Wunschzettel an die Schiris:

  1. Schiris sollten mehr Bereitschaft für Kommunikation mitbringen.
  2. Eine klare und einheitliche Linie, damit bei gleichen Vergehen, gleiche Sanktionen erwartet werden können.
  3. In höheren Spielklassen sollten die Schiris erfahrener sein.
  4. Schiris sollten selbst mehr spielen, um ein Gespür für Situationen zu bekommen.
  5. Schiris sollten ruhig und aktiv kommunizieren.
  6. Sie sollen Bock haben, Schiri zu sein.
  7. Schiris sind zu intransparent.
  8. Sie brauchen mehr Fingerspitzengefühl und Situationsbewusstsein.

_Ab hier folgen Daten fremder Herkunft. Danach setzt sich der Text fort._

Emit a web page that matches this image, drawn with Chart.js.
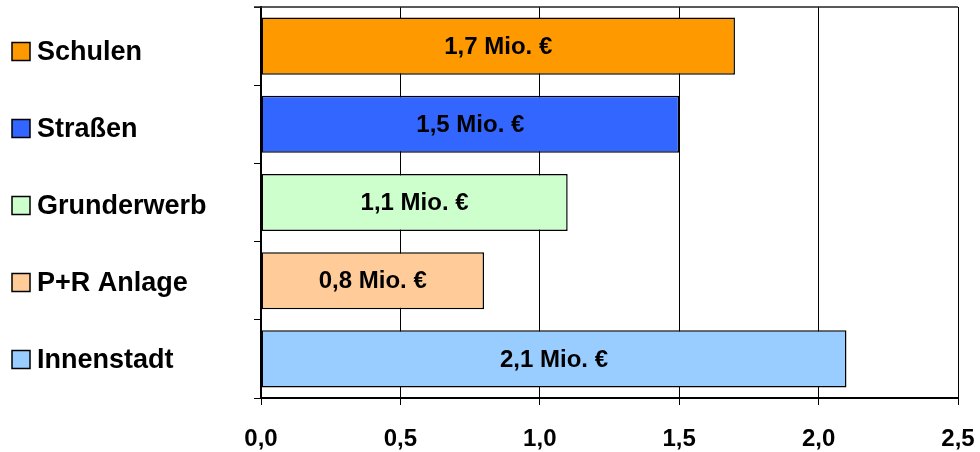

  9. Sie sollen sich nicht so wichtig nehmen.
  10. Zeitspiel muss konsequent geahndet werden.
  11. Entscheidungen sollten kurz erklärt werden.
  12. Schiris sollten mehr praktisch auf Situationen vorbereitet werden, z. B. im Stressraum.

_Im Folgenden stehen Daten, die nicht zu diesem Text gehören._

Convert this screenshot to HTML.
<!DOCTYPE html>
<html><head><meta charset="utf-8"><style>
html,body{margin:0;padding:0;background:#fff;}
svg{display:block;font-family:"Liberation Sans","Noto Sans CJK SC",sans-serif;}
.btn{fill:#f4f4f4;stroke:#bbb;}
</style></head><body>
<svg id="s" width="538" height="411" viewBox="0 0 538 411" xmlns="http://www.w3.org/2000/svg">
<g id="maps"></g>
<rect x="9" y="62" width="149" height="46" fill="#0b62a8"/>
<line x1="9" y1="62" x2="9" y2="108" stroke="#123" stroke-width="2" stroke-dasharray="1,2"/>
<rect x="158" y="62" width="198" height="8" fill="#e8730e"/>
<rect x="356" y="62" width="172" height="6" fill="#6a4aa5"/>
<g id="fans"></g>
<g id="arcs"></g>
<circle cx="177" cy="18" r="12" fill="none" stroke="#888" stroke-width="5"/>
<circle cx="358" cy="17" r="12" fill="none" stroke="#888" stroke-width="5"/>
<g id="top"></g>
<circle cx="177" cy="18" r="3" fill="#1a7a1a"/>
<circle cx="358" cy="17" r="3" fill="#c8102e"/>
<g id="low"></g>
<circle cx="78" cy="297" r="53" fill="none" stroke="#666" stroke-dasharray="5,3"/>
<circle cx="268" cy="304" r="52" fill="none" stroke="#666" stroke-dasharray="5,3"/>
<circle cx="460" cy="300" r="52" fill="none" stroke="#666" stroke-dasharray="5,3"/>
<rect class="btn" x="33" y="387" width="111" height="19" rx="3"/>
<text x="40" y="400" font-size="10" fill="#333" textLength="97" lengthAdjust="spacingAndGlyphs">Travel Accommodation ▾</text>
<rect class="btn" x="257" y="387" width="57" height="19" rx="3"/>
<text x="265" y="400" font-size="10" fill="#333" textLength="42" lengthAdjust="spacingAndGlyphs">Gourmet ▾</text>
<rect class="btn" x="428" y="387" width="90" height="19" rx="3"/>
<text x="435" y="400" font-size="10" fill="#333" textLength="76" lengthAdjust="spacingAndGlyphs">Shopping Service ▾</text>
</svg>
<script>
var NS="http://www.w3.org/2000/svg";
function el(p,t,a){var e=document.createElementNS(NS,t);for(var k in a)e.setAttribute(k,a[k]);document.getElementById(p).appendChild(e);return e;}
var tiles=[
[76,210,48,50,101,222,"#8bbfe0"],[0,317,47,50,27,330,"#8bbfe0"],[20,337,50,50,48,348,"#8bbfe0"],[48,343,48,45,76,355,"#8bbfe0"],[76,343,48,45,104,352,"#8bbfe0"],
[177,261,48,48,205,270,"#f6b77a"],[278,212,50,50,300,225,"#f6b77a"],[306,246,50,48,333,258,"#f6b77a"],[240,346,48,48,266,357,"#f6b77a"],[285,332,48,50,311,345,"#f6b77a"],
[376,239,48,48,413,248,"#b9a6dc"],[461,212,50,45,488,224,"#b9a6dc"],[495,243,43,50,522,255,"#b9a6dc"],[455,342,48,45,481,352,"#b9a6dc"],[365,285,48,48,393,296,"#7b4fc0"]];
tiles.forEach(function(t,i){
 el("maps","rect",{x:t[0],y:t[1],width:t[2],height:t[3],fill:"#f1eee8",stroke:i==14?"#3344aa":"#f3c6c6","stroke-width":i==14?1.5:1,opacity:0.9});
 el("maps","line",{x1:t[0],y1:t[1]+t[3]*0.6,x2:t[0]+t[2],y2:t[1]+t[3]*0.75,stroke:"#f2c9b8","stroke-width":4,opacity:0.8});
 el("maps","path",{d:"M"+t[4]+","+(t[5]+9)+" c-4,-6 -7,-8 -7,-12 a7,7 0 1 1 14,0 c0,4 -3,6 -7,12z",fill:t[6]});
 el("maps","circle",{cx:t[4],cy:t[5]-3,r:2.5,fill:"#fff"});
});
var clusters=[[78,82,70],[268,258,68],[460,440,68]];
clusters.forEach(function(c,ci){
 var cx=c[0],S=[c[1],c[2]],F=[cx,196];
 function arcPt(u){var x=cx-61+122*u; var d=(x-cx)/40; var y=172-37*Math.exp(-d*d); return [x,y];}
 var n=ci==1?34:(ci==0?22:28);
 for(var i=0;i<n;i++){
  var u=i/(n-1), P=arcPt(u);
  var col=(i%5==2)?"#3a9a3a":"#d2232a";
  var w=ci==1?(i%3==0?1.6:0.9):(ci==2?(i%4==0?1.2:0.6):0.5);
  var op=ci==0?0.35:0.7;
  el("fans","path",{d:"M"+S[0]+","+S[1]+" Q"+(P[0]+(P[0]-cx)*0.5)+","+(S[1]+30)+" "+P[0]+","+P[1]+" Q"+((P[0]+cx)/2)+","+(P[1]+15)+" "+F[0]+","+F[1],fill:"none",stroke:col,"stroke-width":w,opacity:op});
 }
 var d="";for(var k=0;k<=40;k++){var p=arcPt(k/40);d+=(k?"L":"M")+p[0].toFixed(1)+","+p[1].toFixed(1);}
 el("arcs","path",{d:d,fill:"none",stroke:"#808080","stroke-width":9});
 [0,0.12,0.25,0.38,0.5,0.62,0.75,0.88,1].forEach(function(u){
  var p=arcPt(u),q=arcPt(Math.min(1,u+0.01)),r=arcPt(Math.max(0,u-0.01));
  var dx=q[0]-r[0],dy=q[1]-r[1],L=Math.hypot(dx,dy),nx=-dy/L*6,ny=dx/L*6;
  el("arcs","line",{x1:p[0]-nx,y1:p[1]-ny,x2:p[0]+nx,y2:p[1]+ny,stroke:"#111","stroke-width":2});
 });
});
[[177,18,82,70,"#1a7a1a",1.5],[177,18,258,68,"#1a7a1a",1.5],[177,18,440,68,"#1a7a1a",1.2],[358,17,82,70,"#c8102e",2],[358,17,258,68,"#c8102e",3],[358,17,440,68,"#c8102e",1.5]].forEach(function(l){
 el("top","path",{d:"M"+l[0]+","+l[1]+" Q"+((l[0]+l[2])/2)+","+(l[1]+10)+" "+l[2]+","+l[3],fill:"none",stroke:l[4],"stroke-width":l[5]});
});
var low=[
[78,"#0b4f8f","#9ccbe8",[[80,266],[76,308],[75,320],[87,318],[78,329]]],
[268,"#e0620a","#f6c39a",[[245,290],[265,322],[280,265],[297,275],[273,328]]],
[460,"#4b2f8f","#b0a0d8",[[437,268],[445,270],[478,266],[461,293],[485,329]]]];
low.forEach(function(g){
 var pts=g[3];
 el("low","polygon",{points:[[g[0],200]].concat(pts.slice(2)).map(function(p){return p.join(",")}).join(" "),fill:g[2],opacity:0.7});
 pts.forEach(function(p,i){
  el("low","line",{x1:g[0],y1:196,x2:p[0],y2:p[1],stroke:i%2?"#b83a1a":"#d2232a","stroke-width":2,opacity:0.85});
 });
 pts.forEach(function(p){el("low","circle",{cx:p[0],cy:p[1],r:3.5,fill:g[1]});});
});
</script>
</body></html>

  13. Die Qualität der Schiris muss wieder höher sein.
  14. Es braucht bessere Menschenführung und Kommunikation auf Augenhöhe, gerade bei jungen Schiris.
  15. Junge Schiris sollten im eigenen Verein anfangen. Dort haben sie kurze Anreisen und ein geschütztes Umfeld. Die Spiele sollten angerechnet werden,
  16. Schiris sollen Spieler mehr schützen.
  17. Bei besonderen Spielen, auch in den unteren Klassen und der Jugend, sollte auf eine passende Ansetzung geachtet werden.
  18. Mehr Spielklassen sollten Schiedsrichter-Assistenten haben.
  19. Schiris sollen offener und ehrlicher sein. Entscheidungen, Gedankengänge und auch Fehler dürfen gerne mal erläutert werden.
  20. Gespräche mit Trainern nach den Spielen annehmen, sofern Sachlichkeit vorliegt.

Die oben genannten 20 Wünsche beziehen sich auf den Amateurbereich von der Oberliga bis zu den Kreisklassen und Jugendstaffeln. Vereinzelt wurden noch Wünsche an den Profibereich gerichtet. Diese bezogen sich vor allem auf den Videobeweis. Hier sollen laut der Amateur-Coaches ehemalige Spieler einbezogen und Challenges eingeführt werden.